Application to display Helios4 System Status on I2C OLED display.
- Based on luma.oled
- Inspired from luma.oled sys_info.py example
git clone https://github.com/helios-4/sys-oled.git
cd sys-oled
sudo ./install.sh
- Test which display model is the correct one by launching manually sys-oled and trying different display model as parameter until the System Status is showing correctly on the display.
Example :
sudo sys-oled --display ssd1306
sudo sys-oled --display sh1106
Supported values : ssd1306 (default), ssd1322, ssd1325, ssd1327, ssd1331, ssd1351, sh1106.
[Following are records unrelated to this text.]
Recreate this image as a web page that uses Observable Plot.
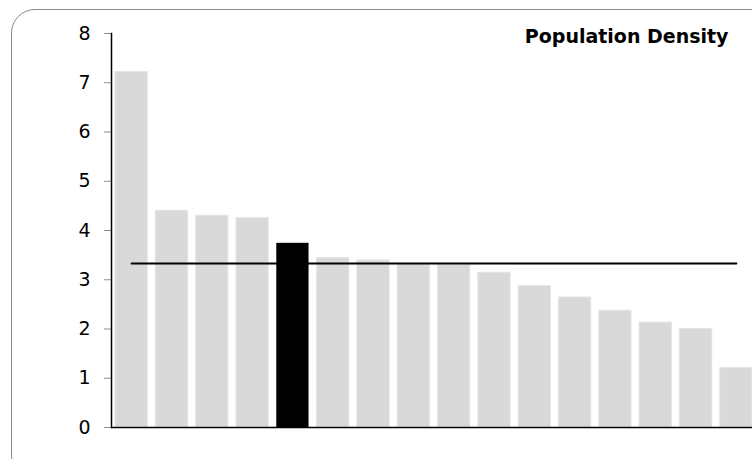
<!DOCTYPE html>
<html><head><meta charset="utf-8">
<script src="https://cdn.jsdelivr.net/npm/d3@7"></script>
<script src="https://cdn.jsdelivr.net/npm/@observablehq/plot@0.6"></script>
<style>
html,body{margin:0;padding:0;width:752px;height:459px;overflow:hidden;background:#fff;}
#wrap{position:relative;width:752px;height:459px;overflow:hidden;}
#border{position:absolute;left:11px;top:9px;width:772px;height:470px;border:1.5px solid #8a8a8a;border-radius:24px;box-sizing:border-box;}
#chart{position:absolute;left:0;top:0;}
</style></head><body>
<div id="wrap"><div id="border"></div><div id="chart"></div></div>
<script>
const title = "Population Density";
const categories = ["R1","R2","R3","R4","R5","R6","R7","R8","R9","R10","R11","R12","R13","R14","R15","R16"];
const values = [7.22, 4.40, 4.30, 4.25, 3.74, 3.44, 3.39, 3.32, 3.30, 3.14, 2.87, 2.64, 2.37, 2.13, 2.00, 1.21];
const highlighted = ["R5"];
const referenceValue = 3.33;
const yTicks = [0, 1, 2, 3, 4, 5, 6, 7, 8];

const data = categories.map((c, i) => ({category: c, value: values[i], hi: highlighted.includes(c)}));
const refLine = categories.map(c => ({category: c, value: referenceValue}));

const chart = Plot.plot({
  width: 752,
  height: 459,
  marginLeft: 111,
  marginTop: 33,
  marginBottom: 32,
  marginRight: 0,
  style: {fontFamily: "DejaVu Sans", background: "transparent", overflow: "visible"},
  x: {domain: categories, range: [111, 756], paddingInner: 0.2, paddingOuter: 0.1, round: false, axis: null},
  y: {domain: [0, 8], axis: null},
  marks: [
    Plot.barY(data.filter(d => !d.hi), {x: "category", y: "value", fill: "#d9d9d9", stroke: "#e4e4e4", strokeWidth: 1}),
    Plot.barY(data.filter(d => d.hi), {x: "category", y: "value", fill: "black"}),
    Plot.axisY({ticks: yTicks, tickSize: 7, tickPadding: 14, fontSize: 19, stroke: "#8c8c8c", fill: "black", label: null, tickFormat: d3.format("d")}),
    Plot.frame({anchor: "left", stroke: "black", strokeWidth: 1.5}),
    Plot.ruleY([0], {stroke: "black", strokeWidth: 1.5}),
    Plot.line(refLine, {x: "category", y: "value", stroke: "black", strokeWidth: 2}),
    Plot.text([title], {text: d => d, frameAnchor: "top-right", textAnchor: "end", lineAnchor: "top", dx: -24, dy: -4, fontSize: 19, fontWeight: "bold", fill: "black"})
  ]
});
document.getElementById("chart").appendChild(chart);
</script>
</body></html>
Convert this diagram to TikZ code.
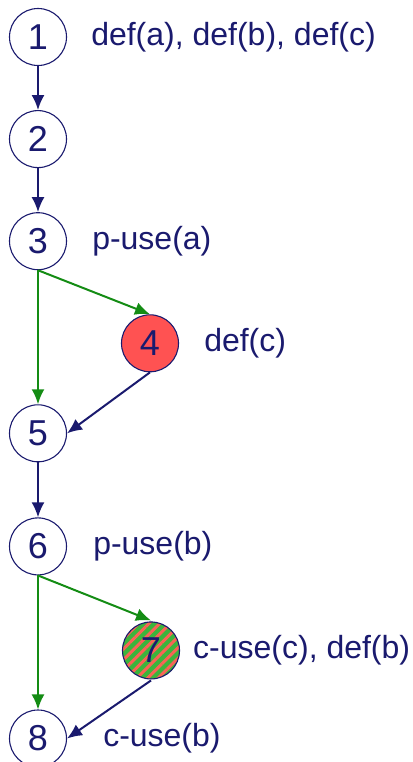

- Once you know which display model is the correct one, edit /usr/local/etc/sys-oled.conf and update the display_model= line.
By default sys-oled will display usage info of your micro SDcard which is most probably your Root File System. You can display storage usage info of one more storage device by editing /etc/sys-oled.conf
sudo nano /etc/sys-oled.conf
You can edit the following lines to define for which storage devices you want to display usage info.
# Storage Device 1
# Device name
storage1_name = sd
# Device mount path
storage1_path = /
# Storage Device 2
storage2_name= md0
storage2_path= /mnt/md0
In the above example, we are displaying sd (SDcard) usage which is the rootfs mounted on '/'. We are also displaying md0 (RAID array) that is mounted on '/mnt/mnd0'.
The install script will automatically setup sys-oled to start at every startup. Now you can either restart your Helios4 or you can launch directly the service with the following command:
systemctl start sys-oled.service
To update sys-oled to latest version, simply go into the git folder, pull latest version and re-install.
cd sys-oled
git pull
sudo ./install.sh
You will need to restart the service with following command:
systemctl restart sys-oled.service
This sys-oled app was developed and tested only with the OLED model SH1106 which has a matrix panel of 132 x 64. If you use a different model that has a smaller resolution, you might need to tweak the coordinate values.